*What is being asked:*
Your task is to copy the listing exactly. Drop any pictures from the copy.

%%

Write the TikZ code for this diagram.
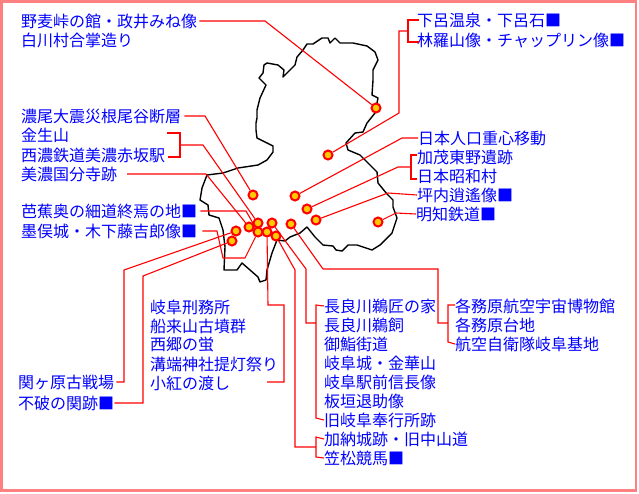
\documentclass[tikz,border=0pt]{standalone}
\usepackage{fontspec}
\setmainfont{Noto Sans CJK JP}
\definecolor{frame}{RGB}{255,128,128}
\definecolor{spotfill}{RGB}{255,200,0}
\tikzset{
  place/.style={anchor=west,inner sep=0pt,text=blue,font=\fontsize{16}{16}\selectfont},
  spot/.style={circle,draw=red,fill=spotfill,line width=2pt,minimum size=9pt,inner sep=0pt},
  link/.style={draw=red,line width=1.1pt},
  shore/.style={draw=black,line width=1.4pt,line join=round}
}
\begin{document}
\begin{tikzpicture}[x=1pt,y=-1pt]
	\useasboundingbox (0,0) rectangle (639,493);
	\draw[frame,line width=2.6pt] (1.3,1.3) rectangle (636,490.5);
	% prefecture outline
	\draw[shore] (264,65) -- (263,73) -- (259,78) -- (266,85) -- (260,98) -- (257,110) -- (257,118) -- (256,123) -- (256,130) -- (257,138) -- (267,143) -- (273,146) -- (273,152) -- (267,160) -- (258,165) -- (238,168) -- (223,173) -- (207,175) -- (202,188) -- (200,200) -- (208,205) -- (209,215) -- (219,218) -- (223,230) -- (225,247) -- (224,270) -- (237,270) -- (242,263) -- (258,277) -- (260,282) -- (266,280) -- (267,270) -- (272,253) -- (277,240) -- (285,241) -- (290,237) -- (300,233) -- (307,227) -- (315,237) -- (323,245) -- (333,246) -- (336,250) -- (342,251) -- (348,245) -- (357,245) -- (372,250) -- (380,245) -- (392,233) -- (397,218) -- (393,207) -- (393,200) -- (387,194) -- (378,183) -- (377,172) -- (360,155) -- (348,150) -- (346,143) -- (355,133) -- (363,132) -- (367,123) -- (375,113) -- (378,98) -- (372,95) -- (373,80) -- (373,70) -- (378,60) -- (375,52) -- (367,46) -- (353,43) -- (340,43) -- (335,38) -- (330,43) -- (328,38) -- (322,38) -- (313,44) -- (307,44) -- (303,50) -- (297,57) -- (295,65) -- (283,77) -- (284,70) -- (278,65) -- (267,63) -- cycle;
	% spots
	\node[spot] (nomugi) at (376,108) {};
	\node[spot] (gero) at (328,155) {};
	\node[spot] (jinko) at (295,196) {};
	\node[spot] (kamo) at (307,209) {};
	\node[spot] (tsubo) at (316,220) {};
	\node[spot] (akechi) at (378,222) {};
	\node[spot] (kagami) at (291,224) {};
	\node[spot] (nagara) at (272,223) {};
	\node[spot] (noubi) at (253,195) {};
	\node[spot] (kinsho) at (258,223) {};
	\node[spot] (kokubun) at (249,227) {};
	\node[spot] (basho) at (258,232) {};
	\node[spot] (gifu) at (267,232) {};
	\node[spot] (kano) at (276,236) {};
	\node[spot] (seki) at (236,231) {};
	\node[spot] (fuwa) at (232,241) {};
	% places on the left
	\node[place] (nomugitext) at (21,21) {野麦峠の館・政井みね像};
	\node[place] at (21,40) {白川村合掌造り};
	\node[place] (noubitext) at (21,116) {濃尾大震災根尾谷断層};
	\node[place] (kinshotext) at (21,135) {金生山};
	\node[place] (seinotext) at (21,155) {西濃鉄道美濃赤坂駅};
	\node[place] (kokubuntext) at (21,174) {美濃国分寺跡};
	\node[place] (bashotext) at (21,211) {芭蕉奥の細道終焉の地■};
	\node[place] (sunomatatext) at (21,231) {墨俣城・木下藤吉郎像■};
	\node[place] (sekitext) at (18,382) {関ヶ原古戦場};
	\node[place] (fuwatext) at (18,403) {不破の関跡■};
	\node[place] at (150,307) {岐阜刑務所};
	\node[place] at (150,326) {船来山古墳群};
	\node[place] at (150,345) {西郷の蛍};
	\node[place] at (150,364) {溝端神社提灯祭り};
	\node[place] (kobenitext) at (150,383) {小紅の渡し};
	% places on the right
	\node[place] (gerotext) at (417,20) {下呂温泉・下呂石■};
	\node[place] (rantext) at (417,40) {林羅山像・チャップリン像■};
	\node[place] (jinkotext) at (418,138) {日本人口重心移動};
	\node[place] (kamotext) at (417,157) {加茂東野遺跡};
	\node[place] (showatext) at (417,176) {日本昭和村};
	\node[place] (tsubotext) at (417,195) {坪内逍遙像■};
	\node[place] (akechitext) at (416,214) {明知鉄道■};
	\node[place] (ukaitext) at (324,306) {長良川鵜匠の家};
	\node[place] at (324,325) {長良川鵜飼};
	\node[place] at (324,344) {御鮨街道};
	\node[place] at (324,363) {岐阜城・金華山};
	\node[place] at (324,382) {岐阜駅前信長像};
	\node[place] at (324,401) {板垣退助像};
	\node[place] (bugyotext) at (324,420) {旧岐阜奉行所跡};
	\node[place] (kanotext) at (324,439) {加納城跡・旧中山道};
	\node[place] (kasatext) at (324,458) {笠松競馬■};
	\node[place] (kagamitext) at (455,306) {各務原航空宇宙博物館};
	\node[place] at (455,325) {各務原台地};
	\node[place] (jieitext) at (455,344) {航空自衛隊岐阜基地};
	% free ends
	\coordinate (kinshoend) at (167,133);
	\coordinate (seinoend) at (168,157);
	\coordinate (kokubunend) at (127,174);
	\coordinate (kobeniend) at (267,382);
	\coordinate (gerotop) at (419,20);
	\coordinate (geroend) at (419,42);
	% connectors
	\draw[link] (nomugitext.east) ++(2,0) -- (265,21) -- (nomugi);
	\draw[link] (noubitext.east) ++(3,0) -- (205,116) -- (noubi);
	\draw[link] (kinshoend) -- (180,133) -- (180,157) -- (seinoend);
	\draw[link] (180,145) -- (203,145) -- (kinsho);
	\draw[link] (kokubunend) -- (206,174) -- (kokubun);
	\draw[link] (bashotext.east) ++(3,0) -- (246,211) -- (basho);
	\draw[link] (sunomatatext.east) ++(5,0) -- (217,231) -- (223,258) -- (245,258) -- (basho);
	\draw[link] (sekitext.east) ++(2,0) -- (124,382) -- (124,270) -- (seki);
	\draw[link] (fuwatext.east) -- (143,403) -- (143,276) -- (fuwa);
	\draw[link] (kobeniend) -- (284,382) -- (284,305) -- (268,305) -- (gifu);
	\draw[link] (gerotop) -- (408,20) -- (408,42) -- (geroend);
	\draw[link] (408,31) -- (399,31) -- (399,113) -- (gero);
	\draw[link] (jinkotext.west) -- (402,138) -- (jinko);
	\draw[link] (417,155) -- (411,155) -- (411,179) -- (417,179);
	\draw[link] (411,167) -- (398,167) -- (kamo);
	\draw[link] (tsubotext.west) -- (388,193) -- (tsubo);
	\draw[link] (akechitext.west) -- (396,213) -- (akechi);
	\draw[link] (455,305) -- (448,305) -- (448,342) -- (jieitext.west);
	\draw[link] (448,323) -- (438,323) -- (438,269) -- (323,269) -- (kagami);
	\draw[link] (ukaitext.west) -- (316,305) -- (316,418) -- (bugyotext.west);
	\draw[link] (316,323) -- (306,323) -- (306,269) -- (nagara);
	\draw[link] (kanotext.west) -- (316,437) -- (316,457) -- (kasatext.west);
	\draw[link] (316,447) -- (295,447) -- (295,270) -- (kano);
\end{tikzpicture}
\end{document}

%%

*Exercise answer:*
Write the TikZ code for this diagram.
\documentclass[tikz,border=0pt]{standalone}
\usepackage{fontspec}
\setmainfont{Noto Sans CJK JP}
\definecolor{frame}{RGB}{255,128,128}
\definecolor{spotfill}{RGB}{255,200,0}
\tikzset{
  place/.style={anchor=west,inner sep=0pt,text=blue,font=\fontsize{16}{16}\selectfont},
  spot/.style={circle,draw=red,fill=spotfill,line width=2pt,minimum size=9pt,inner sep=0pt},
  link/.style={draw=red,line width=1.1pt},
  shore/.style={draw=black,line width=1.4pt,line join=round}
}
\begin{document}
\begin{tikzpicture}[x=1pt,y=-1pt]
	\useasboundingbox (0,0) rectangle (639,493);
	\draw[frame,line width=2.6pt] (1.3,1.3) rectangle (636,490.5);
	% prefecture outline
	\draw[shore] (264,65) -- (263,73) -- (259,78) -- (266,85) -- (260,98) -- (257,110) -- (257,118) -- (256,123) -- (256,130) -- (257,138) -- (267,143) -- (273,146) -- (273,152) -- (267,160) -- (258,165) -- (238,168) -- (223,173) -- (207,175) -- (202,188) -- (200,200) -- (208,205) -- (209,215) -- (219,218) -- (223,230) -- (225,247) -- (224,270) -- (237,270) -- (242,263) -- (258,277) -- (260,282) -- (266,280) -- (267,270) -- (272,253) -- (277,240) -- (285,241) -- (290,237) -- (300,233) -- (307,227) -- (315,237) -- (323,245) -- (333,246) -- (336,250) -- (342,251) -- (348,245) -- (357,245) -- (372,250) -- (380,245) -- (392,233) -- (397,218) -- (393,207) -- (393,200) -- (387,194) -- (378,183) -- (377,172) -- (360,155) -- (348,150) -- (346,143) -- (355,133) -- (363,132) -- (367,123) -- (375,113) -- (378,98) -- (372,95) -- (373,80) -- (373,70) -- (378,60) -- (375,52) -- (367,46) -- (353,43) -- (340,43) -- (335,38) -- (330,43) -- (328,38) -- (322,38) -- (313,44) -- (307,44) -- (303,50) -- (297,57) -- (295,65) -- (283,77) -- (284,70) -- (278,65) -- (267,63) -- cycle;
	% spots
	\node[spot] (nomugi) at (376,108) {};
	\node[spot] (gero) at (328,155) {};
	\node[spot] (jinko) at (295,196) {};
	\node[spot] (kamo) at (307,209) {};
	\node[spot] (tsubo) at (316,220) {};
	\node[spot] (akechi) at (378,222) {};
	\node[spot] (kagami) at (291,224) {};
	\node[spot] (nagara) at (272,223) {};
	\node[spot] (noubi) at (253,195) {};
	\node[spot] (kinsho) at (258,223) {};
	\node[spot] (kokubun) at (249,227) {};
	\node[spot] (basho) at (258,232) {};
	\node[spot] (gifu) at (267,232) {};
	\node[spot] (kano) at (276,236) {};
	\node[spot] (seki) at (236,231) {};
	\node[spot] (fuwa) at (232,241) {};
	% places on the left
	\node[place] (nomugitext) at (21,21) {野麦峠の館・政井みね像};
	\node[place] at (21,40) {白川村合掌造り};
	\node[place] (noubitext) at (21,116) {濃尾大震災根尾谷断層};
	\node[place] (kinshotext) at (21,135) {金生山};
	\node[place] (seinotext) at (21,155) {西濃鉄道美濃赤坂駅};
	\node[place] (kokubuntext) at (21,174) {美濃国分寺跡};
	\node[place] (bashotext) at (21,211) {芭蕉奥の細道終焉の地■};
	\node[place] (sunomatatext) at (21,231) {墨俣城・木下藤吉郎像■};
	\node[place] (sekitext) at (18,382) {関ヶ原古戦場};
	\node[place] (fuwatext) at (18,403) {不破の関跡■};
	\node[place] at (150,307) {岐阜刑務所};
	\node[place] at (150,326) {船来山古墳群};
	\node[place] at (150,345) {西郷の蛍};
	\node[place] at (150,364) {溝端神社提灯祭り};
	\node[place] (kobenitext) at (150,383) {小紅の渡し};
	% places on the right
	\node[place] (gerotext) at (417,20) {下呂温泉・下呂石■};
	\node[place] (rantext) at (417,40) {林羅山像・チャップリン像■};
	\node[place] (jinkotext) at (418,138) {日本人口重心移動};
	\node[place] (kamotext) at (417,157) {加茂東野遺跡};
	\node[place] (showatext) at (417,176) {日本昭和村};
	\node[place] (tsubotext) at (417,195) {坪内逍遙像■};
	\node[place] (akechitext) at (416,214) {明知鉄道■};
	\node[place] (ukaitext) at (324,306) {長良川鵜匠の家};
	\node[place] at (324,325) {長良川鵜飼};
	\node[place] at (324,344) {御鮨街道};
	\node[place] at (324,363) {岐阜城・金華山};
	\node[place] at (324,382) {岐阜駅前信長像};
	\node[place] at (324,401) {板垣退助像};
	\node[place] (bugyotext) at (324,420) {旧岐阜奉行所跡};
	\node[place] (kanotext) at (324,439) {加納城跡・旧中山道};
	\node[place] (kasatext) at (324,458) {笠松競馬■};
	\node[place] (kagamitext) at (455,306) {各務原航空宇宙博物館};
	\node[place] at (455,325) {各務原台地};
	\node[place] (jieitext) at (455,344) {航空自衛隊岐阜基地};
	% free ends
	\coordinate (kinshoend) at (167,133);
	\coordinate (seinoend) at (168,157);
	\coordinate (kokubunend) at (127,174);
	\coordinate (kobeniend) at (267,382);
	\coordinate (gerotop) at (419,20);
	\coordinate (geroend) at (419,42);
	% connectors
	\draw[link] (nomugitext.east) ++(2,0) -- (265,21) -- (nomugi);
	\draw[link] (noubitext.east) ++(3,0) -- (205,116) -- (noubi);
	\draw[link] (kinshoend) -- (180,133) -- (180,157) -- (seinoend);
	\draw[link] (180,145) -- (203,145) -- (kinsho);
	\draw[link] (kokubunend) -- (206,174) -- (kokubun);
	\draw[link] (bashotext.east) ++(3,0) -- (246,211) -- (basho);
	\draw[link] (sunomatatext.east) ++(5,0) -- (217,231) -- (223,258) -- (245,258) -- (basho);
	\draw[link] (sekitext.east) ++(2,0) -- (124,382) -- (124,270) -- (seki);
	\draw[link] (fuwatext.east) -- (143,403) -- (143,276) -- (fuwa);
	\draw[link] (kobeniend) -- (284,382) -- (284,305) -- (268,305) -- (gifu);
	\draw[link] (gerotop) -- (408,20) -- (408,42) -- (geroend);
	\draw[link] (408,31) -- (399,31) -- (399,113) -- (gero);
	\draw[link] (jinkotext.west) -- (402,138) -- (jinko);
	\draw[link] (417,155) -- (411,155) -- (411,179) -- (417,179);
	\draw[link] (411,167) -- (398,167) -- (kamo);
	\draw[link] (tsubotext.west) -- (388,193) -- (tsubo);
	\draw[link] (akechitext.west) -- (396,213) -- (akechi);
	\draw[link] (455,305) -- (448,305) -- (448,342) -- (jieitext.west);
	\draw[link] (448,323) -- (438,323) -- (438,269) -- (323,269) -- (kagami);
	\draw[link] (ukaitext.west) -- (316,305) -- (316,418) -- (bugyotext.west);
	\draw[link] (316,323) -- (306,323) -- (306,269) -- (nagara);
	\draw[link] (kanotext.west) -- (316,437) -- (316,457) -- (kasatext.west);
	\draw[link] (316,447) -- (295,447) -- (295,270) -- (kano);
\end{tikzpicture}
\end{document}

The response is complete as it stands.